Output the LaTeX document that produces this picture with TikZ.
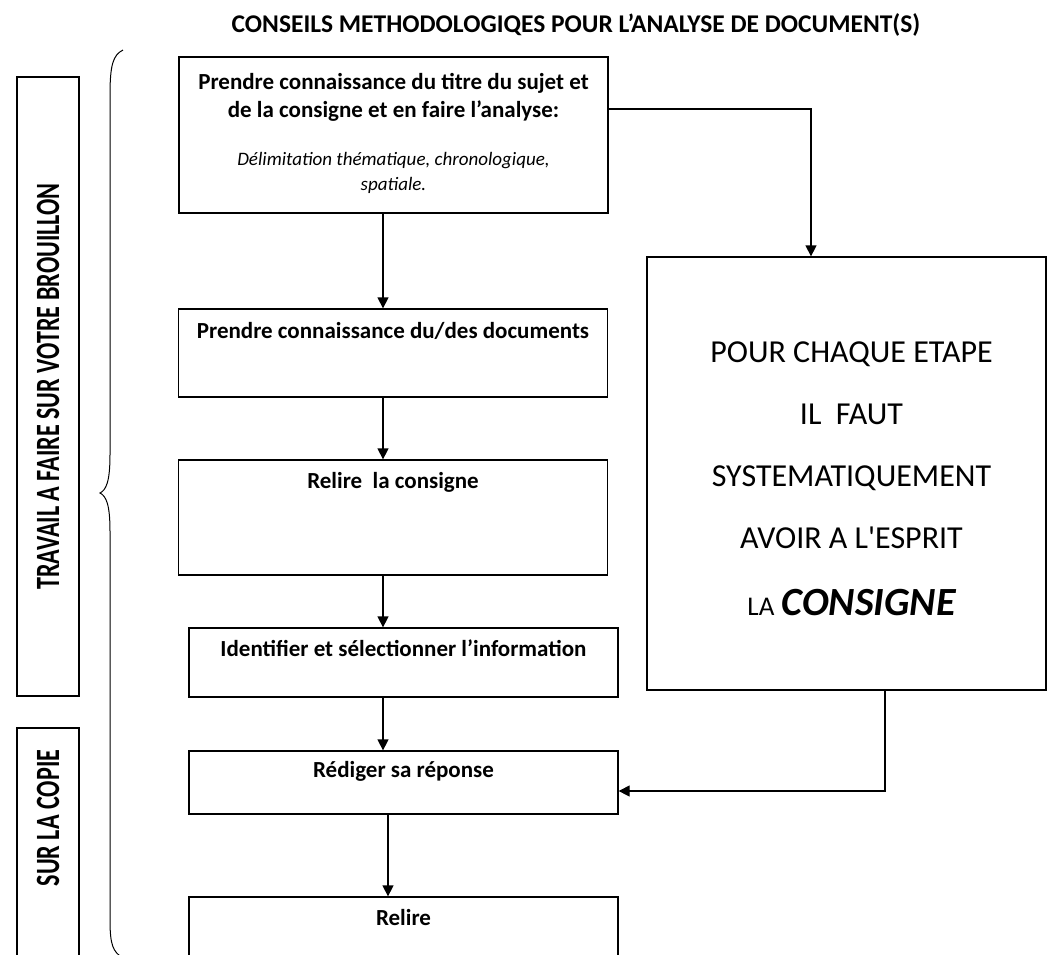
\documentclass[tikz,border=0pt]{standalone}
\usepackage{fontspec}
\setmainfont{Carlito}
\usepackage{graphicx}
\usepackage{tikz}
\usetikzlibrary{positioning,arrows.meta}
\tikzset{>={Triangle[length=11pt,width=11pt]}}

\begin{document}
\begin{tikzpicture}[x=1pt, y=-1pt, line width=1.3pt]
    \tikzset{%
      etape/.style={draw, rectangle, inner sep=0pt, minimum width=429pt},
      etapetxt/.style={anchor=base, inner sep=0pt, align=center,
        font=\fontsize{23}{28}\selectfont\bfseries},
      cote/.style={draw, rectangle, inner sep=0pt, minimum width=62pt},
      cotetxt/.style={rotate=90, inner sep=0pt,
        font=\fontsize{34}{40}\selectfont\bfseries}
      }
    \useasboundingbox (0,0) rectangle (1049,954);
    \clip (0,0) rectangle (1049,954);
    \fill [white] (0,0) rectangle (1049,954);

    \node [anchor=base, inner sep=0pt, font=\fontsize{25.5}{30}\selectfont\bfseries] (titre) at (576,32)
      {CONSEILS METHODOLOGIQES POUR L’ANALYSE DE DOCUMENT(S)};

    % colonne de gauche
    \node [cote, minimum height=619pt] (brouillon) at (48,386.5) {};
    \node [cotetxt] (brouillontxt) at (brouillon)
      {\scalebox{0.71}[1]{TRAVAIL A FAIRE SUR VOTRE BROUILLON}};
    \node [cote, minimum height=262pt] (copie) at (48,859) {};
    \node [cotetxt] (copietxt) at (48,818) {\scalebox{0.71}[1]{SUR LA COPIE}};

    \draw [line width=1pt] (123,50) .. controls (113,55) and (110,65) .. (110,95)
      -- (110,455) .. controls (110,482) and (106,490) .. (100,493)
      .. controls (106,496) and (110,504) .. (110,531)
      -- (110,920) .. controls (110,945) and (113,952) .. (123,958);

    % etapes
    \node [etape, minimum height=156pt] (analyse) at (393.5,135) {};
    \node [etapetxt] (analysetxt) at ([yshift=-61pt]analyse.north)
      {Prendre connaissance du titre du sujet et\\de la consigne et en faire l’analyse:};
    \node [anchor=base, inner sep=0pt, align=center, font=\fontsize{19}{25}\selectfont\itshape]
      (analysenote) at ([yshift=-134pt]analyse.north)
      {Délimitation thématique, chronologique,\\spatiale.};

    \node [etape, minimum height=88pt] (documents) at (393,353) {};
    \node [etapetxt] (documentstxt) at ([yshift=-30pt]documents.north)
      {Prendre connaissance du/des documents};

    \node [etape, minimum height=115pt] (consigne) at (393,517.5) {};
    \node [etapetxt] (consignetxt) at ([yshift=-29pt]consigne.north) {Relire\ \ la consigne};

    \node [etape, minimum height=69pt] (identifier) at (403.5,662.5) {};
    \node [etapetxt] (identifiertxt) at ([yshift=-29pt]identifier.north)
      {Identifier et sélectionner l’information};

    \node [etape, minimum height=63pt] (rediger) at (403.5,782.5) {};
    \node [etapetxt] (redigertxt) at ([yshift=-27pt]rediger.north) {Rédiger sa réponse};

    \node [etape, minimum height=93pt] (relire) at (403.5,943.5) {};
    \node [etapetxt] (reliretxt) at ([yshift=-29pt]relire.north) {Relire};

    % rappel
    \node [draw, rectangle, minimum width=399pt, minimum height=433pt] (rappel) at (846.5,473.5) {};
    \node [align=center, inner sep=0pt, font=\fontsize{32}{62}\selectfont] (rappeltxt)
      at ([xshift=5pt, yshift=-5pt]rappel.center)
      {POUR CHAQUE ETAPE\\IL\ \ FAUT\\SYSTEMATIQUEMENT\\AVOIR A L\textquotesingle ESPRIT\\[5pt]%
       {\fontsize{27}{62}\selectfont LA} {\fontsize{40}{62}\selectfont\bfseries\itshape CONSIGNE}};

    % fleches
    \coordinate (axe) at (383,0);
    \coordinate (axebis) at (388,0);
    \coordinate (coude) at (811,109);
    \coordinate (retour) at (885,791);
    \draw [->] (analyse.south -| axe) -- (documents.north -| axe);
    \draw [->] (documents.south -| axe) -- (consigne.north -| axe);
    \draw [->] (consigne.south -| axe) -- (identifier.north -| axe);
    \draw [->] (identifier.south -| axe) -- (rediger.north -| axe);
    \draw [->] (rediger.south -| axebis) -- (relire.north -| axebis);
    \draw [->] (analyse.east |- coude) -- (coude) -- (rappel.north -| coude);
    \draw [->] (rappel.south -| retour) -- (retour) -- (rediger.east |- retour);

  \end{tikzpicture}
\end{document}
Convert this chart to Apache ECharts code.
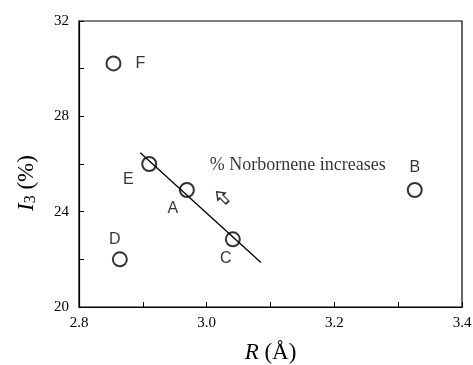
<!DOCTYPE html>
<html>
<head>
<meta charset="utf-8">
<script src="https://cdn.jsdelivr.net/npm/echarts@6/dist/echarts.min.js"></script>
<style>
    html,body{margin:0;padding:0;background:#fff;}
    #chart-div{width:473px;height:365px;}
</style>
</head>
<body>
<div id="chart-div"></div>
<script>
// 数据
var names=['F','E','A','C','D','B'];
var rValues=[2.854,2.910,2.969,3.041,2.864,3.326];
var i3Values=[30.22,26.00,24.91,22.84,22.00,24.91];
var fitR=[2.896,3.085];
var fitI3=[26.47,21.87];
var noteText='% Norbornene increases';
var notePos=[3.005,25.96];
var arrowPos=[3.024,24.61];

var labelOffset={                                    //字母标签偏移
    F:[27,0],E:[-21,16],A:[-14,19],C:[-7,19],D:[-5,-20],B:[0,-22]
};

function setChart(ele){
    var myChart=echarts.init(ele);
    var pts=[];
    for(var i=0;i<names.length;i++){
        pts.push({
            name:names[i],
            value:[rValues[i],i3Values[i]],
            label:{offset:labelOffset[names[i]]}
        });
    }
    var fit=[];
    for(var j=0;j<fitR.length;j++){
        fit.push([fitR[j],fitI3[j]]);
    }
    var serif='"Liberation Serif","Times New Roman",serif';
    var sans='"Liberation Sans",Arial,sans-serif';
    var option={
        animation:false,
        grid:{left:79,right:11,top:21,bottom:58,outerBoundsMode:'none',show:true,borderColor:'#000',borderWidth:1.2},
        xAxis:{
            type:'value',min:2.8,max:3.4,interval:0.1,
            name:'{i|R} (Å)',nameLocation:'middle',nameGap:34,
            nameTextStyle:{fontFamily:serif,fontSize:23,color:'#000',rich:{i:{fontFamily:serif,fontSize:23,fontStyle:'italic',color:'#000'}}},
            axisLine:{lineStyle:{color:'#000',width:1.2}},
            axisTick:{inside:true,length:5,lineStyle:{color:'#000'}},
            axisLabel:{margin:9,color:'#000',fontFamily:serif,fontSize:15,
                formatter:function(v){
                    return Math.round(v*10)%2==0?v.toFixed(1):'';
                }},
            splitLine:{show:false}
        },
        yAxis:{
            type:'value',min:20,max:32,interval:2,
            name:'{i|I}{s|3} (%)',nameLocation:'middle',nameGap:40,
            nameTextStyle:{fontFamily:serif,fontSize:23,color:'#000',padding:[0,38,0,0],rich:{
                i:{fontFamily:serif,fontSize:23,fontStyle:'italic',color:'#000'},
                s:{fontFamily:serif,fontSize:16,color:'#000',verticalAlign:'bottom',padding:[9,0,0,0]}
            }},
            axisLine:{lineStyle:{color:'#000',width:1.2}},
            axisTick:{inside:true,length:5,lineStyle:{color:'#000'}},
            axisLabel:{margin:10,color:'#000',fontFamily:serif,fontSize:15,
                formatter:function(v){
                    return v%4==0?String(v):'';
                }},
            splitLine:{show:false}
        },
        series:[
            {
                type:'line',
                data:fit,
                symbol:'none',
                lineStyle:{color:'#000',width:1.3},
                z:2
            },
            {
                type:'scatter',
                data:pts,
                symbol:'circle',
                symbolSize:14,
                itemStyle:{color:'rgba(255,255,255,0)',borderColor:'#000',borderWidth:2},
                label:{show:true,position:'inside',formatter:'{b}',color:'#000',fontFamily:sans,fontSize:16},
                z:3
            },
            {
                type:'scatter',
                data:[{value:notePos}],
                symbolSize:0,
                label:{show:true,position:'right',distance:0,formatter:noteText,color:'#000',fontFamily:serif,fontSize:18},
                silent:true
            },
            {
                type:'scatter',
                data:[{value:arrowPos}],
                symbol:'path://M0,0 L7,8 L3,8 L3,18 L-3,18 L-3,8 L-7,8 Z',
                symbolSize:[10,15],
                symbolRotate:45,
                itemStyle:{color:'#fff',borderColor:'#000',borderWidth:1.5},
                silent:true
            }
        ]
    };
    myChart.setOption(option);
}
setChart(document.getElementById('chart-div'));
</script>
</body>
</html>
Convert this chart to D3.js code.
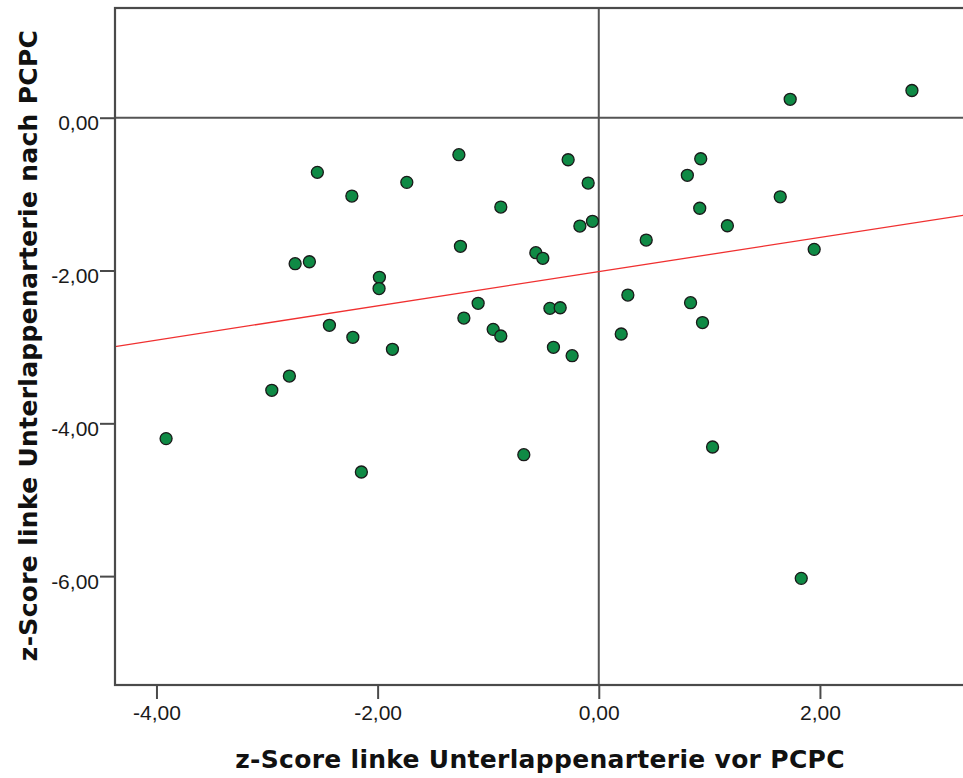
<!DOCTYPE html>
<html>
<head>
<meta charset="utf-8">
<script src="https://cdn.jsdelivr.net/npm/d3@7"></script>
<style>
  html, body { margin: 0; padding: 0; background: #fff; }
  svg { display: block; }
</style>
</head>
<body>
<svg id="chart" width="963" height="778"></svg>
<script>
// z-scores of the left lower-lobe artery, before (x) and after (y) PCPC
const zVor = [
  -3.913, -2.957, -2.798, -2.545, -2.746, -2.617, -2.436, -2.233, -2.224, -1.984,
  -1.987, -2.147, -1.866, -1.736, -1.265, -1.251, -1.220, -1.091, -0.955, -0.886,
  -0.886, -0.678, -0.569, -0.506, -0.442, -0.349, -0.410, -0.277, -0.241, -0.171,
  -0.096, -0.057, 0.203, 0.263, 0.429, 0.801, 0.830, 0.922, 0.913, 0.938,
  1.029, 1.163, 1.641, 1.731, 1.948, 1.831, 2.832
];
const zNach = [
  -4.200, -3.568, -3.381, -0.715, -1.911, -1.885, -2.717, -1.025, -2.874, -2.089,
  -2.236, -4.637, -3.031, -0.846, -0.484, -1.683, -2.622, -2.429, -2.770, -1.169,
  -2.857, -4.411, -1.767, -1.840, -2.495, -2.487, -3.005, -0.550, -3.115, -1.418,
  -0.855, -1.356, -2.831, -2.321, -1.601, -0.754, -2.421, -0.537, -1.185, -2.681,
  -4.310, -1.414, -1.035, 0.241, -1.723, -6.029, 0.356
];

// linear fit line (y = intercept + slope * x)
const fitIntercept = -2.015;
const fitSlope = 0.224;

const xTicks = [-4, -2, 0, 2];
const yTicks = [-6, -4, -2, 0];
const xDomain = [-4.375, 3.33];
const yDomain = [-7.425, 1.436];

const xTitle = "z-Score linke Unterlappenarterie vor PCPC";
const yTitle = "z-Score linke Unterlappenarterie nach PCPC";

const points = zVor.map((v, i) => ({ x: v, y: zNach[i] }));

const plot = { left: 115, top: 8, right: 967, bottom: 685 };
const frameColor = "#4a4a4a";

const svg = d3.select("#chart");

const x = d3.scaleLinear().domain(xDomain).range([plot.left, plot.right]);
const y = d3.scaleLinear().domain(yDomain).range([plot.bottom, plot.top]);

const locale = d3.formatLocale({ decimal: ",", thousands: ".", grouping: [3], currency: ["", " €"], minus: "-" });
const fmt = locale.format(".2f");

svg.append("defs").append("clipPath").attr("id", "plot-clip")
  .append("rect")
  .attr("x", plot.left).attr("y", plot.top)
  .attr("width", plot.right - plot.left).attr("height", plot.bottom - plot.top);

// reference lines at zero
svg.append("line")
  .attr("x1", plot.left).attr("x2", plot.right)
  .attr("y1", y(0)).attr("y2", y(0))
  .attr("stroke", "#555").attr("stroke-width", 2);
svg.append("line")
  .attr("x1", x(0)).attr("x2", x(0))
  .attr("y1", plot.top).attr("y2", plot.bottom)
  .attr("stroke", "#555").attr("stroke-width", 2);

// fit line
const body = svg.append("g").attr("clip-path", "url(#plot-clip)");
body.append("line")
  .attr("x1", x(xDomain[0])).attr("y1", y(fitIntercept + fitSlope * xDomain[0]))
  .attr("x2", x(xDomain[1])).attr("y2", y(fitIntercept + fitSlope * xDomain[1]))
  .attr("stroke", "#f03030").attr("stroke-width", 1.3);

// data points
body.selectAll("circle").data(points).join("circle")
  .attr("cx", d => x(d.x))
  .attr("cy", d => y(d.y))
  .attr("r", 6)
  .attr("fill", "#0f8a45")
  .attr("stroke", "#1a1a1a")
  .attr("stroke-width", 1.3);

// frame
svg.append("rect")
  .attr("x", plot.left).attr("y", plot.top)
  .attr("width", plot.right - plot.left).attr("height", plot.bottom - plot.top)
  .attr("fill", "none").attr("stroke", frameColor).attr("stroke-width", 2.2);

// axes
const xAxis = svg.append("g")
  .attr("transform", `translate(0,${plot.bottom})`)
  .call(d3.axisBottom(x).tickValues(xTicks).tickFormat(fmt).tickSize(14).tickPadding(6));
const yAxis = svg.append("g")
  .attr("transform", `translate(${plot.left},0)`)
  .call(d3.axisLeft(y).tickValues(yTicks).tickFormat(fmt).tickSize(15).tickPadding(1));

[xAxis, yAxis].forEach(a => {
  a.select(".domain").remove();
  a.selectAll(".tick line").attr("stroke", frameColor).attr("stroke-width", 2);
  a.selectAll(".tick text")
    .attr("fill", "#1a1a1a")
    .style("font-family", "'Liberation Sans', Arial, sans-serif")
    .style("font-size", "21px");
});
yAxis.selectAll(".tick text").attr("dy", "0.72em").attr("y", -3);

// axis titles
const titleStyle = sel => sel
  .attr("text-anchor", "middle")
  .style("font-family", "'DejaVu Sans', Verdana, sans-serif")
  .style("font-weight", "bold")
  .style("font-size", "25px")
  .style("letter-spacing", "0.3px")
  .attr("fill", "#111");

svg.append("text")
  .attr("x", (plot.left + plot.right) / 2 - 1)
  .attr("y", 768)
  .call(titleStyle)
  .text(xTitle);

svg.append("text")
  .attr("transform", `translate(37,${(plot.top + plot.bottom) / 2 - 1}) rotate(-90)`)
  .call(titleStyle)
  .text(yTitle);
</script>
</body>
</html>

----

Look over the records above and copy each line that includes the string "code".

→ Result:
Convert this chart to Apache ECharts code.
Convert this chart to D3.js code.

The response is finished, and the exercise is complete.